Event
2nd
Nov 2021

Understanding Kashmir and the Nullification of Article 370: Law, History and Politics – Panel 1 on ‘The Princely State and its Political Legacy’

Tuesday, 2 Nov 2021, 8:30 pm-Tuesday, 2 Nov 2021, 10:00 pm

Vidhi Centre for Legal Policy and the Asian Studies Centre, St Antony’s College, University of Oxford is launching a series of five panel discussions with leading academics, ‘Understanding Kashmir and The Nullification of article 370: Law, History and Politics’. The first panel on ‘The Princely State and Its Political Legacy’ will take place on Tuesday, 2nd November 2021, at 3pm GMT / 8.30pm IST.

On 5th August 2019, the government of India unilaterally revoked the state of Jammu and Kashmir’s special status by abrogating Article 370 which had come to symbolise the state’s relative autonomy in India’s federal Constitution.  The erstwhile state of Jammu and Kashmir was thereafter split into the union territories of Jammu and Kashmir and Ladakh under direct central rule. While the events leading up to the revocation and the events that have followed since have captured wide international attention, the act of revocation itself represents a watershed constitutional moment in India’s legal and political history.   

Making sense of the moment, however, requires inquiries at three distinct levels. First, it requires deep interrogation of the political context of Article 370 in the background of Jammu and Kashmir’s accession to the Indian republic; second, it required thinking about the working of Article 370 in the seventy years of the Indian republic; Lastly, the moment of abrogation itself needs to be broken down into the series of complex legal acts through which it came about.

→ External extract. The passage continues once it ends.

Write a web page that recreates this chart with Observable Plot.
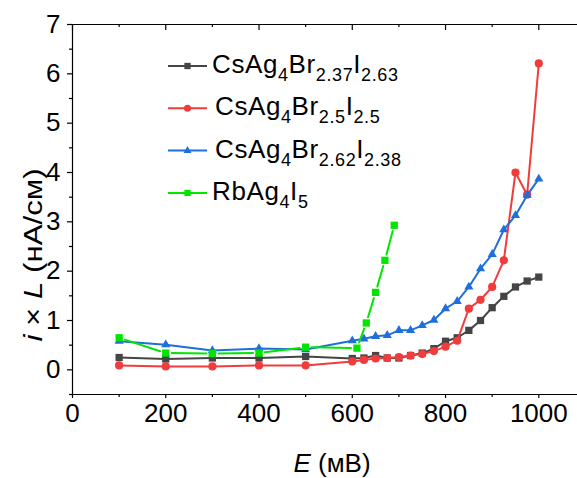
<!DOCTYPE html>
<html>
<head>
<meta charset="utf-8">
<script src="https://cdn.jsdelivr.net/npm/d3@7"></script>
<script src="https://cdn.jsdelivr.net/npm/@observablehq/plot@0.6"></script>
<style>
  html, body { margin: 0; padding: 0; background: #fff; }
  #chart { width: 577px; height: 478px; overflow: hidden; }
  svg text { font-family: "Liberation Sans", Arial, sans-serif; }
</style>
</head>
<body>
<div id="chart"></div>
<script>
// Potential steps (mV) shared by the three CsAg4BrxIy samples
const energies = [100, 200, 300, 400, 500, 600, 625, 650, 675, 700, 725, 750, 775,
                  800, 825, 850, 875, 900, 925, 950, 975, 1000];
// i × L (nA/cm) for each sample
const csBr237 = [0.25, 0.22, 0.24, 0.24, 0.27, 0.23, 0.24, 0.29, 0.24, 0.24, 0.29, 0.34,
                 0.43, 0.58, 0.65, 0.80, 1.00, 1.26, 1.49, 1.68, 1.80, 1.88];
const csBr25  = [0.09, 0.07, 0.07, 0.09, 0.09, 0.17, 0.20, 0.23, 0.24, 0.26, 0.29, 0.32,
                 0.38, 0.47, 0.59, 1.24, 1.42, 1.68, 2.22, 4.00, 3.55, 6.21];
const csBr262 = [0.58, 0.51, 0.39, 0.43, 0.41, 0.59, 0.63, 0.68, 0.70, 0.80, 0.80, 0.90,
                 1.01, 1.24, 1.39, 1.68, 2.05, 2.34, 2.84, 3.13, 3.54, 3.87];
// RbAg4I5 reference sample
const rbEnergies = [100, 200, 300, 400, 500, 610, 630, 650, 670, 690];
const rbAg4I5    = [0.65, 0.34, 0.33, 0.34, 0.46, 0.44, 0.95, 1.57, 2.22, 2.93];

const xMajorTicks = [0, 200, 400, 600, 800, 1000];
const xMinorTicks = [100, 300, 500, 700, 900];
const yMajorTicks = [0, 1, 2, 3, 4, 5, 6, 7];
const yMinorTicks = [-0.5, 0.5, 1.5, 2.5, 3.5, 4.5, 5.5, 6.5];

const seriesNames = ["CsAg_4Br_{2.37}I_{2.63}", "CsAg_4Br_{2.5}I_{2.5}",
                     "CsAg_4Br_{2.62}I_{2.38}", "RbAg_4I_5"];
const seriesColors = ["#454545", "#f03c3c", "#1e6edc", "#00e600"];
const seriesSymbols = ["square", "circle", "triangle", "square"];
const seriesRadii = [4.1, 4.1, 3.4, 4.1];

const rows = (xs, ys) => xs.map((E, i) => ({E, v: ys[i]}));
const segments = (xs, ys) => xs.slice(1).map((E, i) => ({x1: xs[i], y1: ys[i], x2: E, y2: ys[i + 1]}));

const seriesData = [
  rows(energies, csBr237),
  rows(energies, csBr25),
  rows(energies, csBr262),
  rows(rbEnergies, rbAg4I5)
];

const dataMarks = [];
seriesData.forEach((d, i) => {
  if (i === 3) {
    // line stops short of each symbol
    dataMarks.push(Plot.arrow(segments(rbEnergies, rbAg4I5), {
      x1: "x1", y1: "y1", x2: "x2", y2: "y2",
      stroke: seriesColors[i], strokeWidth: 2, headLength: 0,
      insetStart: 6, insetEnd: 6
    }));
  } else {
    dataMarks.push(Plot.line(d, {x: "E", y: "v", stroke: seriesColors[i], strokeWidth: 2}));
  }
  dataMarks.push(Plot.dot(d, {x: "E", y: "v", symbol: seriesSymbols[i], r: seriesRadii[i],
                              fill: seriesColors[i], stroke: "none"}));
});

const axisStyle = {stroke: "#000", strokeWidth: 1.2};

const chart = Plot.plot({
  width: 577,
  height: 478,
  marginTop: 24,
  marginBottom: 84,
  marginLeft: 72,
  marginRight: 0,
  style: {fontFamily: "Liberation Sans, Arial, sans-serif", color: "#000", background: "#fff"},
  x: {domain: [0, 1083], label: null},
  y: {domain: [-0.5, 7], label: null},
  marks: [
    // frame lines: left, bottom, top
    Plot.ruleX([0], axisStyle),
    Plot.ruleY([-0.5], axisStyle),
    Plot.ruleY([7], axisStyle),
    // bottom axis
    Plot.axisX(xMajorTicks, {anchor: "bottom", tickSize: 4, tickPadding: 5, fontSize: 26,
                             label: null, strokeWidth: 1.2, tickFormat: d3.format("d")}),
    Plot.axisX(xMinorTicks, {anchor: "bottom", tickSize: 3, label: null, strokeWidth: 1.2,
                             tickFormat: () => ""}),
    // top ticks pointing inward
    Plot.axisX(xMajorTicks, {anchor: "bottom", frameAnchor: "top", tickSize: 6, label: null,
                             strokeWidth: 1.2, tickFormat: () => ""}),
    Plot.axisX(xMinorTicks, {anchor: "bottom", frameAnchor: "top", tickSize: 3, label: null,
                             strokeWidth: 1.2, tickFormat: () => ""}),
    // left axis
    Plot.axisY(yMajorTicks, {anchor: "left", tickSize: 5, tickPadding: 7, fontSize: 26,
                             label: null, strokeWidth: 1.2, tickFormat: d3.format("d")}),
    Plot.axisY(yMinorTicks, {anchor: "left", tickSize: 3, label: null, strokeWidth: 1.2,
                             tickFormat: () => ""}),
    ...dataMarks
  ]
});

document.getElementById("chart").appendChild(chart);

const svg = d3.select(chart);

// Write "A_4B_{2.5}" style names as text with subscripts
function addRichText(sel, spec, size, subSize, subShift) {
  const parts = [];
  const re = /_(\{([^}]*)\}|(.))/g;
  let last = 0, m;
  while ((m = re.exec(spec))) {
    if (m.index > last) parts.push({t: spec.slice(last, m.index), sub: false});
    parts.push({t: m[2] !== undefined ? m[2] : m[3], sub: true});
    last = re.lastIndex;
  }
  if (last < spec.length) parts.push({t: spec.slice(last), sub: false});
  let shifted = false;
  for (const p of parts) {
    const ts = sel.append("tspan").text(p.t).attr("font-size", p.sub ? subSize : size);
    if (p.sub && !shifted) { ts.attr("dy", subShift); shifted = true; }
    else if (!p.sub && shifted) { ts.attr("dy", -subShift); shifted = false; }
  }
}

// Legend
const legend = svg.append("g").attr("transform", "translate(168,66)");
seriesNames.forEach((name, i) => {
  const g = legend.append("g").attr("transform", `translate(0,${i * 42.3})`);
  g.append("line").attr("x1", 0).attr("x2", 39).attr("y1", 0).attr("y2", 0)
    .attr("stroke", seriesColors[i]).attr("stroke-width", 2);
  const sym = {square: d3.symbolSquare, circle: d3.symbolCircle, triangle: d3.symbolTriangle}[seriesSymbols[i]];
  g.append("path").attr("transform", "translate(19.5,0)")
    .attr("d", d3.symbol(sym, Math.PI * seriesRadii[i] ** 2 * 0.75)())
    .attr("fill", seriesColors[i]);
  const t = g.append("text").attr("x", i === 0 || i === 3 ? 44 : 47).attr("y", 7)
    .attr("text-anchor", "start").attr("fill", "#000").attr("letter-spacing", 0.6);
  addRichText(t, name, 26, 18, 8);
});

// Axis titles
const xTitle = svg.append("text").attr("x", 332).attr("y", 472)
  .attr("text-anchor", "middle").attr("font-size", 26).attr("fill", "#000");
xTitle.append("tspan").attr("font-style", "italic").text("E");
xTitle.append("tspan").text(" (мВ)");

const yTitle = svg.append("text")
  .attr("transform", "translate(42,255) rotate(-90) scale(1.25,1)")
  .attr("text-anchor", "middle").attr("font-size", 25).attr("fill", "#000");
yTitle.append("tspan").attr("font-style", "italic").text("i");
yTitle.append("tspan").text(" × ");
yTitle.append("tspan").attr("font-style", "italic").text("L");
yTitle.append("tspan").text(" (нА/см)");
</script>
</body>
</html>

This Symposium thus seeks to bring together legal scholars, anthropologists, historians and political theorists to discuss and debate the abrogation of Article 370 from a multi-disciplinary perspective and shed light on the many ways of understanding it. Through these conversations, it aims to discuss the larger implications of this constitutional moment for democracy and constitutionalism in India.

Speakers for Panel 1

  • DR AMAR SOHAL, Early-Career Research Fellow in Politics and International Studies at Corpus Christi College, University of Cambridge 
  • IFFAT RASHID, PHD Student, University of Oxford  
  • PROFESSOR MRIDU RAI, Department of History, Presidency University, Kolkata

The discussion will be moderated by Professor Faisal Devji, Professor of Indian History & Director of the Asian Studies Centre, University of Oxford.